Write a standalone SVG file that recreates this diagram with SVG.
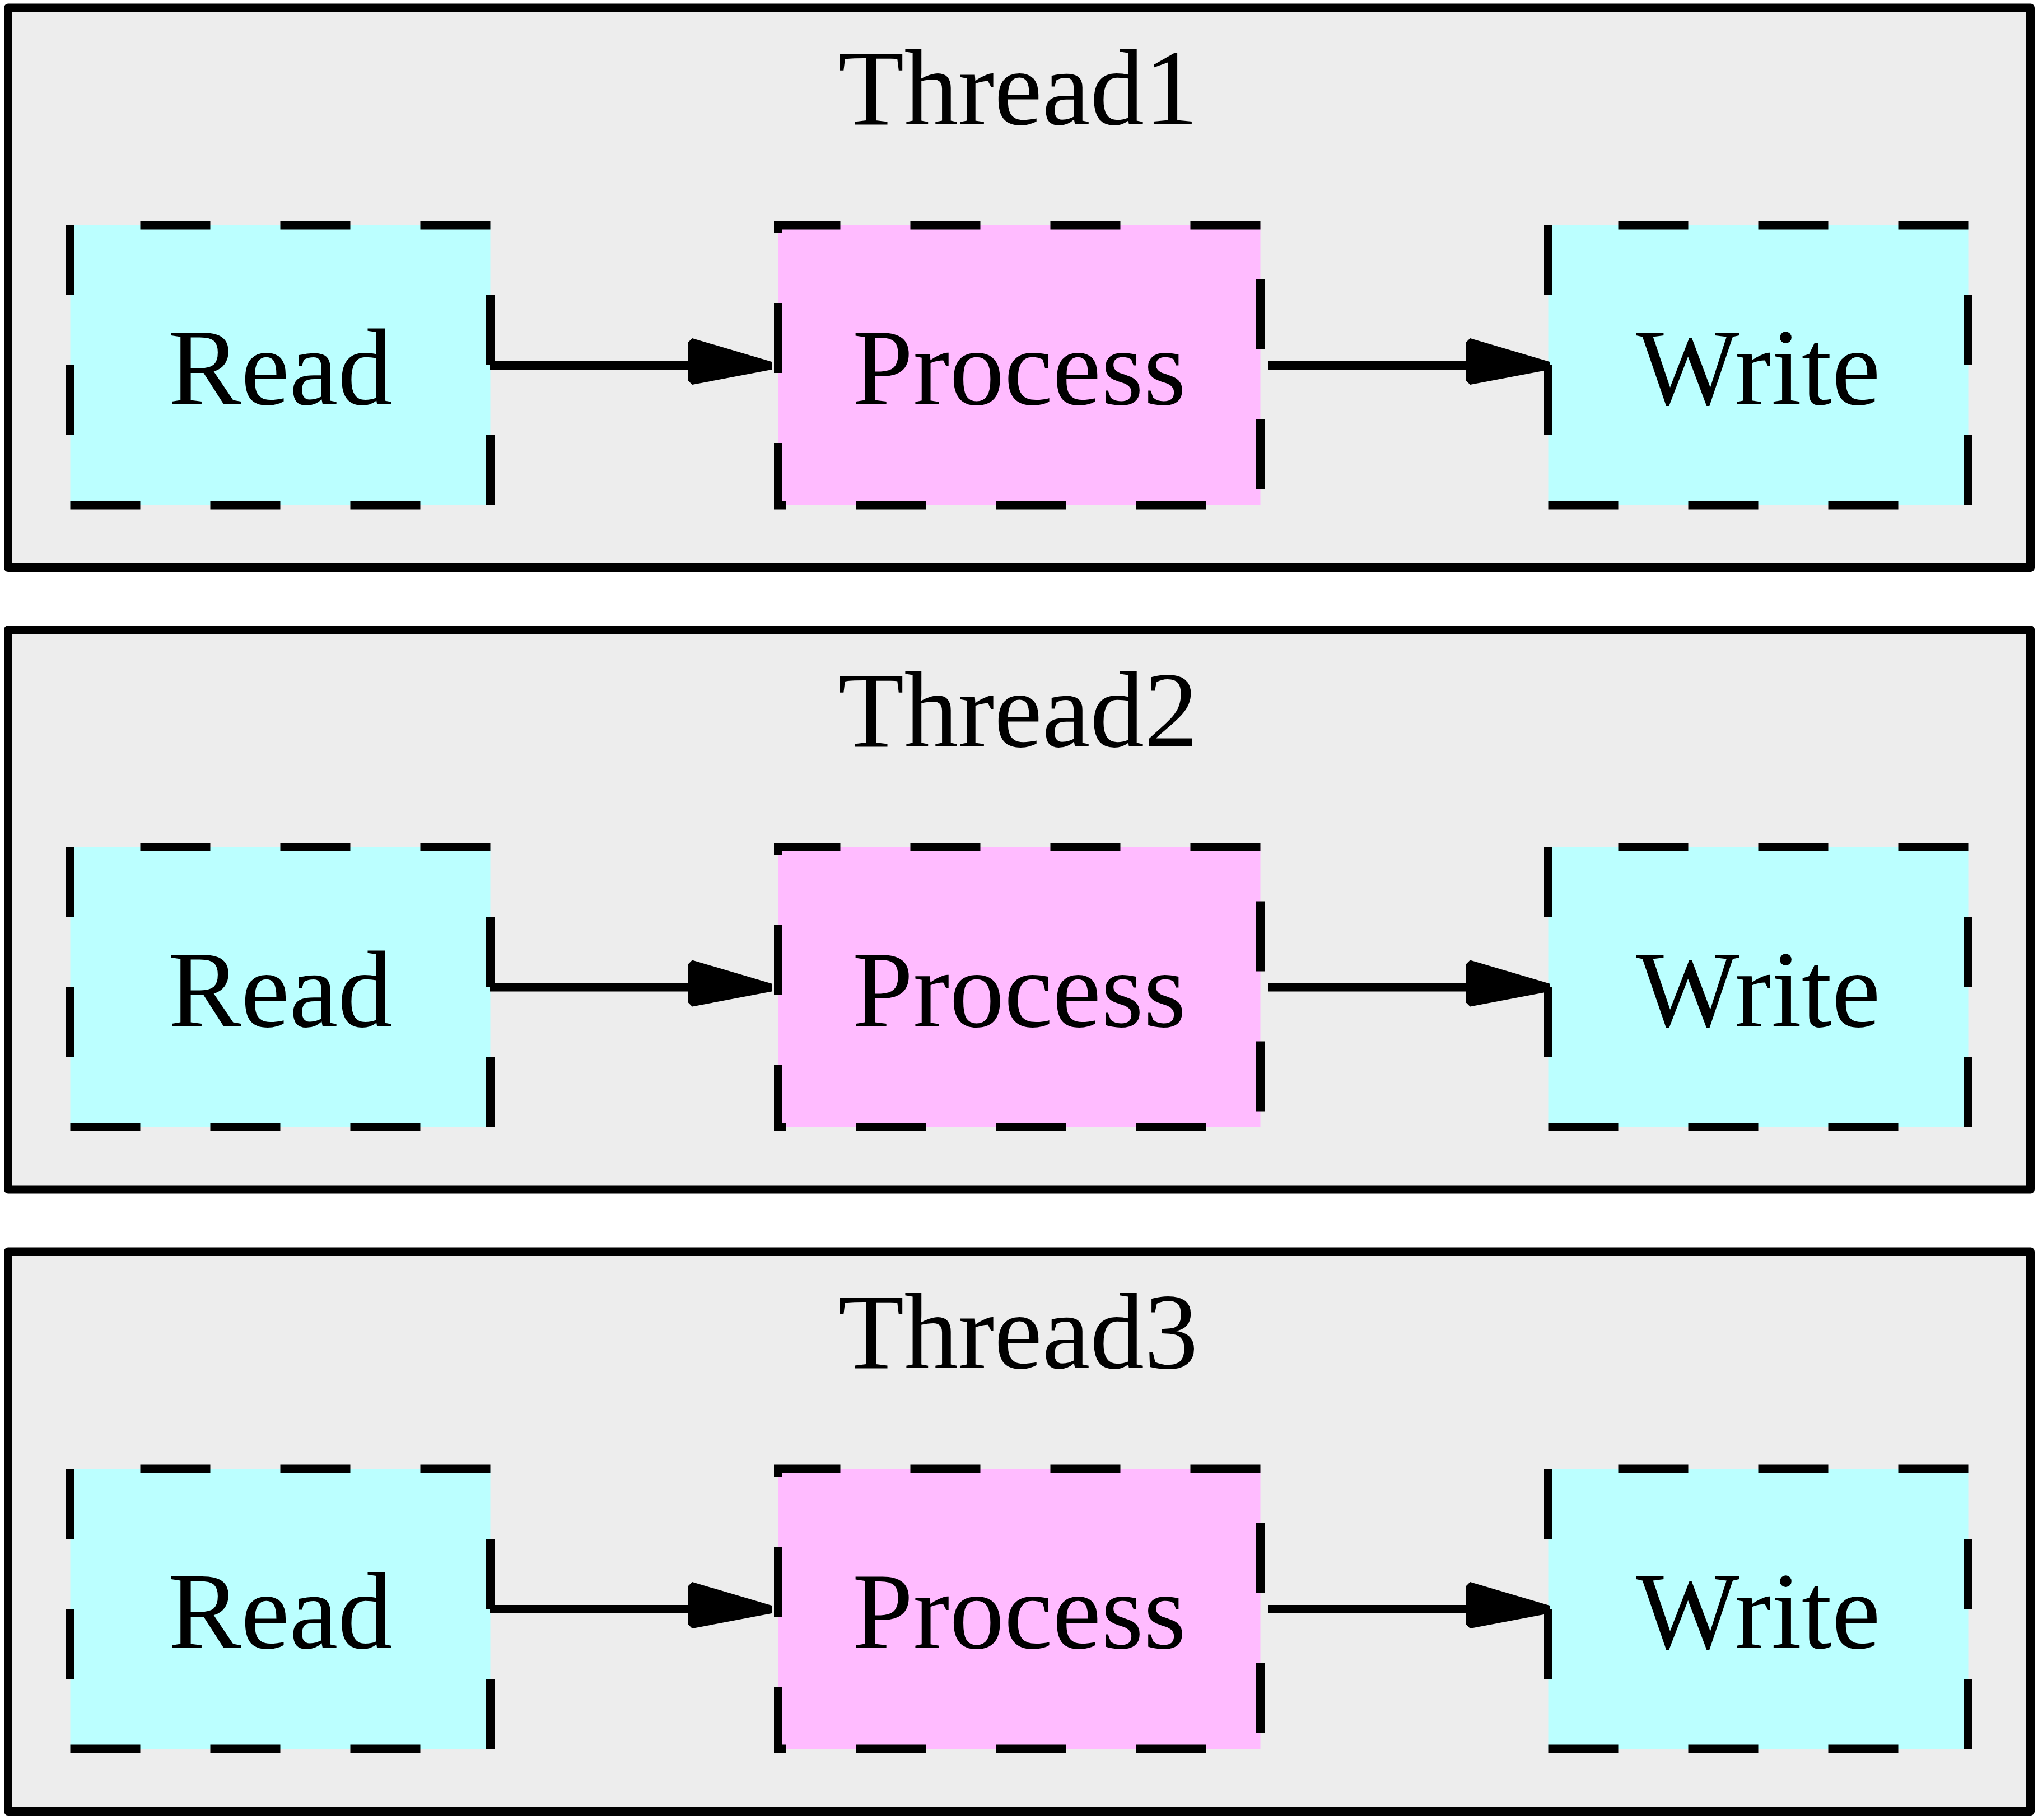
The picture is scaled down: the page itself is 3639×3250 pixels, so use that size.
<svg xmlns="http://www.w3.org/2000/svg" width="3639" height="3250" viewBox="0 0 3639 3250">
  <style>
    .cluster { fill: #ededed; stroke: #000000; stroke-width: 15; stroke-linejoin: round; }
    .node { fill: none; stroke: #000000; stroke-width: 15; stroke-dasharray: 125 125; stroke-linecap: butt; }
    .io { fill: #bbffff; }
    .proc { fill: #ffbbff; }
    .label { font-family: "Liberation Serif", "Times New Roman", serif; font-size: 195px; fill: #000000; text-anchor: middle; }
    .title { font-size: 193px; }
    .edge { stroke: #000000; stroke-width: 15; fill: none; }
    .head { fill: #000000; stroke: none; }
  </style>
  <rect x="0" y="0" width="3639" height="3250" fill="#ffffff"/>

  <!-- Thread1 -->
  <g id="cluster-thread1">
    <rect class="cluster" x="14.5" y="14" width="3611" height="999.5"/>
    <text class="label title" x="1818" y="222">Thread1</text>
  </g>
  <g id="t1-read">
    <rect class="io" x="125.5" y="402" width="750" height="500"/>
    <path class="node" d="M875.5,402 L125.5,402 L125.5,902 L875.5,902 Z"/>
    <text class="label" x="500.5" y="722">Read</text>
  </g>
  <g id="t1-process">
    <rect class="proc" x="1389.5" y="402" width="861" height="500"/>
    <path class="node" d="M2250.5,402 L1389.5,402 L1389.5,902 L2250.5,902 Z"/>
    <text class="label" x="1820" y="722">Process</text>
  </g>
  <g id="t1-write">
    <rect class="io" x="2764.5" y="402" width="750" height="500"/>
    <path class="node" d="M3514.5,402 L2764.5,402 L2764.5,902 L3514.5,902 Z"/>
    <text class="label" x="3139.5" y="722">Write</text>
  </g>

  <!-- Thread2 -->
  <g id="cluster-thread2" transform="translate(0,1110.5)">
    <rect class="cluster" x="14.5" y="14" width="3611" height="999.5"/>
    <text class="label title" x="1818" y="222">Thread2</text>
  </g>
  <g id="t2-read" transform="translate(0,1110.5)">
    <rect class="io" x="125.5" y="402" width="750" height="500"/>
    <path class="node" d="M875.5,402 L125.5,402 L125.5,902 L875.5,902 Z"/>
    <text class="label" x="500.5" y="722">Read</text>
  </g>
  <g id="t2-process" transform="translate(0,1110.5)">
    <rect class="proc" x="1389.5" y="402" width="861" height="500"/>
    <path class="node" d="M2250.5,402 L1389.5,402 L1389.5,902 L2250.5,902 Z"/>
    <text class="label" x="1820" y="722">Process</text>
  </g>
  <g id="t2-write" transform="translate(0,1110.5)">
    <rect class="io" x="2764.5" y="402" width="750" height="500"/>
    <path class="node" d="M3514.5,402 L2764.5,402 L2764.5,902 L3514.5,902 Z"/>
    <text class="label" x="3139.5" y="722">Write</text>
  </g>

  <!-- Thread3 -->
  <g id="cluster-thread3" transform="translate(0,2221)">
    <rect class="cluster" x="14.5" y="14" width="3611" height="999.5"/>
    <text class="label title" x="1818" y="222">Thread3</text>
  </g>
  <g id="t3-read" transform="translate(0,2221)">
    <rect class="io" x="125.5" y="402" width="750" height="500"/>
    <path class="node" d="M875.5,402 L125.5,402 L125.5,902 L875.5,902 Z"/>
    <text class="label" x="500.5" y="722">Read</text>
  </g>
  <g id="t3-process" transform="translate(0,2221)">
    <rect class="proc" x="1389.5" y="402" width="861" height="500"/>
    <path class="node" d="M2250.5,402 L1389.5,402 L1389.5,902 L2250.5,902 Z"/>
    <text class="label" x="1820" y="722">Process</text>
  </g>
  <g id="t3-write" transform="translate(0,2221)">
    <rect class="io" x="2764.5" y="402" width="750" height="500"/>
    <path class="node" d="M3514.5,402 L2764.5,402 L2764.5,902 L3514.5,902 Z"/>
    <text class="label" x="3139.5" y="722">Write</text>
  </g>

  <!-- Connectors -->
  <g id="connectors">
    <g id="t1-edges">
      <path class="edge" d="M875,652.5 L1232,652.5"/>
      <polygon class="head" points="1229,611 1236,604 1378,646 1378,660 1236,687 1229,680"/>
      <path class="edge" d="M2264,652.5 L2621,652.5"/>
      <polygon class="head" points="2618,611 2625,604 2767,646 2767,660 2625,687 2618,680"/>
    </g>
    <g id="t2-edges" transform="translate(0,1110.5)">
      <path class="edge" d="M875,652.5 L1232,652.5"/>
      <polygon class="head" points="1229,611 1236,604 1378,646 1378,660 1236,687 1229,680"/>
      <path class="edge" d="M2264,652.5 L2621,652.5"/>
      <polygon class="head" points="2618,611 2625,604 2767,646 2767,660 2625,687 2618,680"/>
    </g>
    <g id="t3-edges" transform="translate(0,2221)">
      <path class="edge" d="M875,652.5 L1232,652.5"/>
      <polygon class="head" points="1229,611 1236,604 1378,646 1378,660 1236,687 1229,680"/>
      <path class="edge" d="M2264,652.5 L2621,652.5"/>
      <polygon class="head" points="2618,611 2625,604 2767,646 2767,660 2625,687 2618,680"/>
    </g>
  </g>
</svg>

··········

**EXERCISE DIRECTIONS:**
Exclude the images and reproduce the remaining data exactly.

**OUTPUT FOR THIS TASK:**
Write a standalone SVG file that recreates this diagram with SVG.
The picture is scaled down: the page itself is 3639×3250 pixels, so use that size.
<svg xmlns="http://www.w3.org/2000/svg" width="3639" height="3250" viewBox="0 0 3639 3250">
  <style>
    .cluster { fill: #ededed; stroke: #000000; stroke-width: 15; stroke-linejoin: round; }
    .node { fill: none; stroke: #000000; stroke-width: 15; stroke-dasharray: 125 125; stroke-linecap: butt; }
    .io { fill: #bbffff; }
    .proc { fill: #ffbbff; }
    .label { font-family: "Liberation Serif", "Times New Roman", serif; font-size: 195px; fill: #000000; text-anchor: middle; }
    .title { font-size: 193px; }
    .edge { stroke: #000000; stroke-width: 15; fill: none; }
    .head { fill: #000000; stroke: none; }
  </style>
  <rect x="0" y="0" width="3639" height="3250" fill="#ffffff"/>

  <!-- Thread1 -->
  <g id="cluster-thread1">
    <rect class="cluster" x="14.5" y="14" width="3611" height="999.5"/>
    <text class="label title" x="1818" y="222">Thread1</text>
  </g>
  <g id="t1-read">
    <rect class="io" x="125.5" y="402" width="750" height="500"/>
    <path class="node" d="M875.5,402 L125.5,402 L125.5,902 L875.5,902 Z"/>
    <text class="label" x="500.5" y="722">Read</text>
  </g>
  <g id="t1-process">
    <rect class="proc" x="1389.5" y="402" width="861" height="500"/>
    <path class="node" d="M2250.5,402 L1389.5,402 L1389.5,902 L2250.5,902 Z"/>
    <text class="label" x="1820" y="722">Process</text>
  </g>
  <g id="t1-write">
    <rect class="io" x="2764.5" y="402" width="750" height="500"/>
    <path class="node" d="M3514.5,402 L2764.5,402 L2764.5,902 L3514.5,902 Z"/>
    <text class="label" x="3139.5" y="722">Write</text>
  </g>

  <!-- Thread2 -->
  <g id="cluster-thread2" transform="translate(0,1110.5)">
    <rect class="cluster" x="14.5" y="14" width="3611" height="999.5"/>
    <text class="label title" x="1818" y="222">Thread2</text>
  </g>
  <g id="t2-read" transform="translate(0,1110.5)">
    <rect class="io" x="125.5" y="402" width="750" height="500"/>
    <path class="node" d="M875.5,402 L125.5,402 L125.5,902 L875.5,902 Z"/>
    <text class="label" x="500.5" y="722">Read</text>
  </g>
  <g id="t2-process" transform="translate(0,1110.5)">
    <rect class="proc" x="1389.5" y="402" width="861" height="500"/>
    <path class="node" d="M2250.5,402 L1389.5,402 L1389.5,902 L2250.5,902 Z"/>
    <text class="label" x="1820" y="722">Process</text>
  </g>
  <g id="t2-write" transform="translate(0,1110.5)">
    <rect class="io" x="2764.5" y="402" width="750" height="500"/>
    <path class="node" d="M3514.5,402 L2764.5,402 L2764.5,902 L3514.5,902 Z"/>
    <text class="label" x="3139.5" y="722">Write</text>
  </g>

  <!-- Thread3 -->
  <g id="cluster-thread3" transform="translate(0,2221)">
    <rect class="cluster" x="14.5" y="14" width="3611" height="999.5"/>
    <text class="label title" x="1818" y="222">Thread3</text>
  </g>
  <g id="t3-read" transform="translate(0,2221)">
    <rect class="io" x="125.5" y="402" width="750" height="500"/>
    <path class="node" d="M875.5,402 L125.5,402 L125.5,902 L875.5,902 Z"/>
    <text class="label" x="500.5" y="722">Read</text>
  </g>
  <g id="t3-process" transform="translate(0,2221)">
    <rect class="proc" x="1389.5" y="402" width="861" height="500"/>
    <path class="node" d="M2250.5,402 L1389.5,402 L1389.5,902 L2250.5,902 Z"/>
    <text class="label" x="1820" y="722">Process</text>
  </g>
  <g id="t3-write" transform="translate(0,2221)">
    <rect class="io" x="2764.5" y="402" width="750" height="500"/>
    <path class="node" d="M3514.5,402 L2764.5,402 L2764.5,902 L3514.5,902 Z"/>
    <text class="label" x="3139.5" y="722">Write</text>
  </g>

  <!-- Connectors -->
  <g id="connectors">
    <g id="t1-edges">
      <path class="edge" d="M875,652.5 L1232,652.5"/>
      <polygon class="head" points="1229,611 1236,604 1378,646 1378,660 1236,687 1229,680"/>
      <path class="edge" d="M2264,652.5 L2621,652.5"/>
      <polygon class="head" points="2618,611 2625,604 2767,646 2767,660 2625,687 2618,680"/>
    </g>
    <g id="t2-edges" transform="translate(0,1110.5)">
      <path class="edge" d="M875,652.5 L1232,652.5"/>
      <polygon class="head" points="1229,611 1236,604 1378,646 1378,660 1236,687 1229,680"/>
      <path class="edge" d="M2264,652.5 L2621,652.5"/>
      <polygon class="head" points="2618,611 2625,604 2767,646 2767,660 2625,687 2618,680"/>
    </g>
    <g id="t3-edges" transform="translate(0,2221)">
      <path class="edge" d="M875,652.5 L1232,652.5"/>
      <polygon class="head" points="1229,611 1236,604 1378,646 1378,660 1236,687 1229,680"/>
      <path class="edge" d="M2264,652.5 L2621,652.5"/>
      <polygon class="head" points="2618,611 2625,604 2767,646 2767,660 2625,687 2618,680"/>
    </g>
  </g>
</svg>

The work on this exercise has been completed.